Only the lines from the one with "Output the web" to the one with "const rightYTicks = [-1, 0, 1, 2, 3, 4, 5];", both included, should be output, without any images.

* _TASK MATERIAL_

-----

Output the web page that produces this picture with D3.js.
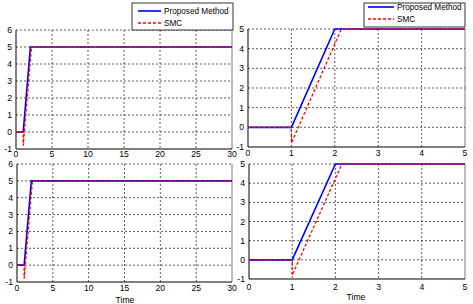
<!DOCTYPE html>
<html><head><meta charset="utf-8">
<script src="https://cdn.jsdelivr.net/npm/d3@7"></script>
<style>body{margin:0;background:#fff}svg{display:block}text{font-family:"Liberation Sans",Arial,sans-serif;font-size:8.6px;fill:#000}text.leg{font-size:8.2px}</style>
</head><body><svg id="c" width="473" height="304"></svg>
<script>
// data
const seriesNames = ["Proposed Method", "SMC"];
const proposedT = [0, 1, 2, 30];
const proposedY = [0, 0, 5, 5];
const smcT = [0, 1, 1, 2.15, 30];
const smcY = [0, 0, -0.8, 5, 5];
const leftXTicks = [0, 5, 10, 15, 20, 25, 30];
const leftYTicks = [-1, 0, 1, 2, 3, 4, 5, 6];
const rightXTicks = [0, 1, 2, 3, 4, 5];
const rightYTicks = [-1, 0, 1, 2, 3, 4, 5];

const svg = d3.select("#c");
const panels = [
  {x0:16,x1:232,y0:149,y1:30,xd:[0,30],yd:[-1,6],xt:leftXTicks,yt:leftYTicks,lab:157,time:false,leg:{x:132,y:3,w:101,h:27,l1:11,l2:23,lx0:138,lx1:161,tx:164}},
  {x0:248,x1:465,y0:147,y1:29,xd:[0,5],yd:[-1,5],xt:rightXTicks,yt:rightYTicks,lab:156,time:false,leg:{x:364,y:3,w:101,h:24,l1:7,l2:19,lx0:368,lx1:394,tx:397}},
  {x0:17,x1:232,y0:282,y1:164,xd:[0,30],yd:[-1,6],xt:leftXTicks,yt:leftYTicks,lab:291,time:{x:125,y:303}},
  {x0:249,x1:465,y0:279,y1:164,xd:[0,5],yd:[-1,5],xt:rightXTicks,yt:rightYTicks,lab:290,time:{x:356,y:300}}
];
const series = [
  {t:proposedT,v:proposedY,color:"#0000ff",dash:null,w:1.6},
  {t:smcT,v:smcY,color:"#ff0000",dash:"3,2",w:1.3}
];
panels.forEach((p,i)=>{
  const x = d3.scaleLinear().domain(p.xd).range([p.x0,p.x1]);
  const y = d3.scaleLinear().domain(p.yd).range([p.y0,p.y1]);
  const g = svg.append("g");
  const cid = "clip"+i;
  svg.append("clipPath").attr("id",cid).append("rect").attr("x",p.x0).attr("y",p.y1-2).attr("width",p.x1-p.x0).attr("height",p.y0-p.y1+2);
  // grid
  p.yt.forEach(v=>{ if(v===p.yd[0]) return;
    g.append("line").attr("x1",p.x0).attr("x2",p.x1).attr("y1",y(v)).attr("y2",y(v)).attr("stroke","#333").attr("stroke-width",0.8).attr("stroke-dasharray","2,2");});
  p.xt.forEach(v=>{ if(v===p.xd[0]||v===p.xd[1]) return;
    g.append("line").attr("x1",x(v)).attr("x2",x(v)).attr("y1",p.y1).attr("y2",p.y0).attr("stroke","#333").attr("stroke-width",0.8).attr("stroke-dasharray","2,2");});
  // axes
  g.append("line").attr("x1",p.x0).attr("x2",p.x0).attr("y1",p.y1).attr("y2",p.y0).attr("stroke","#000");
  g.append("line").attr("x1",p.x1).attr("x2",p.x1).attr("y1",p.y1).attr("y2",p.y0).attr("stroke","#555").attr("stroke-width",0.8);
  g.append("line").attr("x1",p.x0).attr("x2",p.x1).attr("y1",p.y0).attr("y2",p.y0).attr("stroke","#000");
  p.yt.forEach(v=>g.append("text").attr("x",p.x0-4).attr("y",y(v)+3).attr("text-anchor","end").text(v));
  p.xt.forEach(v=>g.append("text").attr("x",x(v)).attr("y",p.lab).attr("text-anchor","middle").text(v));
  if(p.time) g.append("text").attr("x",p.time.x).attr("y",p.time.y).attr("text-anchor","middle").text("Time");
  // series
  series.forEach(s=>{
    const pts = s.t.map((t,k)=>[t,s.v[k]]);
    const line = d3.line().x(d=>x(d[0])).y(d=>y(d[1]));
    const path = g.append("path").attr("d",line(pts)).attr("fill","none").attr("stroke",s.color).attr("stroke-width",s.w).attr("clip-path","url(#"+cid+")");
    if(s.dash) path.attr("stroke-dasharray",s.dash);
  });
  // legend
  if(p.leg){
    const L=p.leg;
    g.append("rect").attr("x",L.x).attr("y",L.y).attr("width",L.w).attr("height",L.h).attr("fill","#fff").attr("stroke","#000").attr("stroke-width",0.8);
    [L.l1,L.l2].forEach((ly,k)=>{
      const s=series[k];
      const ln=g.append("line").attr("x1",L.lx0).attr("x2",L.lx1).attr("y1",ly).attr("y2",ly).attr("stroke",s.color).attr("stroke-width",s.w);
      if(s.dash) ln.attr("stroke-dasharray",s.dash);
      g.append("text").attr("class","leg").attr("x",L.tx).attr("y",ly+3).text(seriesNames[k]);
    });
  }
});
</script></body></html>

-----

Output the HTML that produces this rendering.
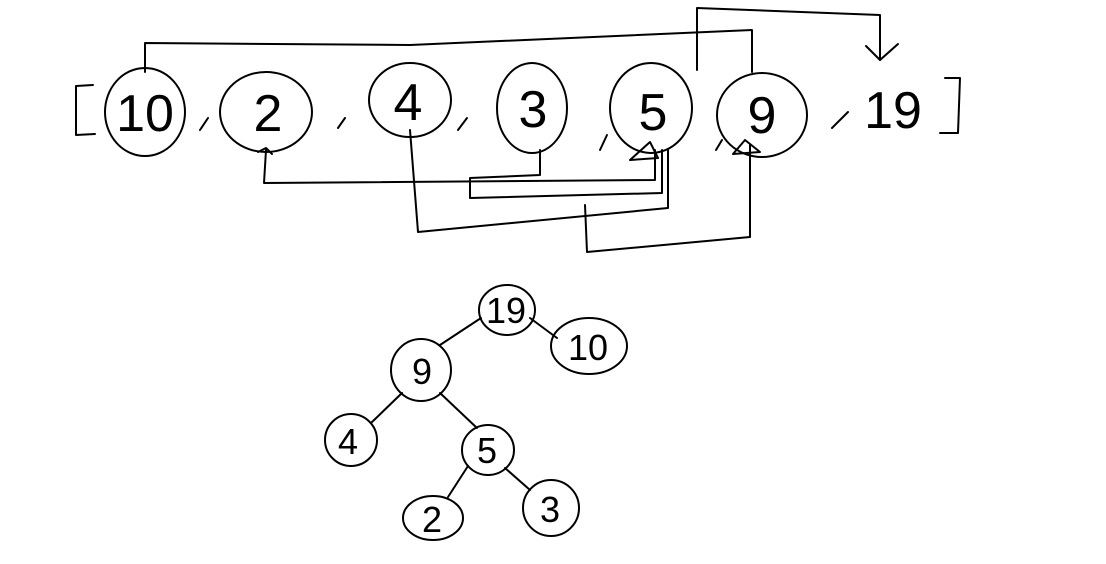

-----

* _OUTPUT OF THE EXERCISE_
Output the web page that produces this picture with D3.js.
<!DOCTYPE html>
<html><head><meta charset="utf-8">
<script src="https://cdn.jsdelivr.net/npm/d3@7"></script>
<style>body{margin:0;background:#fff}svg{display:block}text{font-family:"Liberation Sans",Arial,sans-serif;font-size:8.6px;fill:#000}text.leg{font-size:8.2px}</style>
</head><body><svg id="c" width="473" height="304"></svg>
<script>
// data
const seriesNames = ["Proposed Method", "SMC"];
const proposedT = [0, 1, 2, 30];
const proposedY = [0, 0, 5, 5];
const smcT = [0, 1, 1, 2.15, 30];
const smcY = [0, 0, -0.8, 5, 5];
const leftXTicks = [0, 5, 10, 15, 20, 25, 30];
const leftYTicks = [-1, 0, 1, 2, 3, 4, 5, 6];
const rightXTicks = [0, 1, 2, 3, 4, 5];
const rightYTicks = [-1, 0, 1, 2, 3, 4, 5];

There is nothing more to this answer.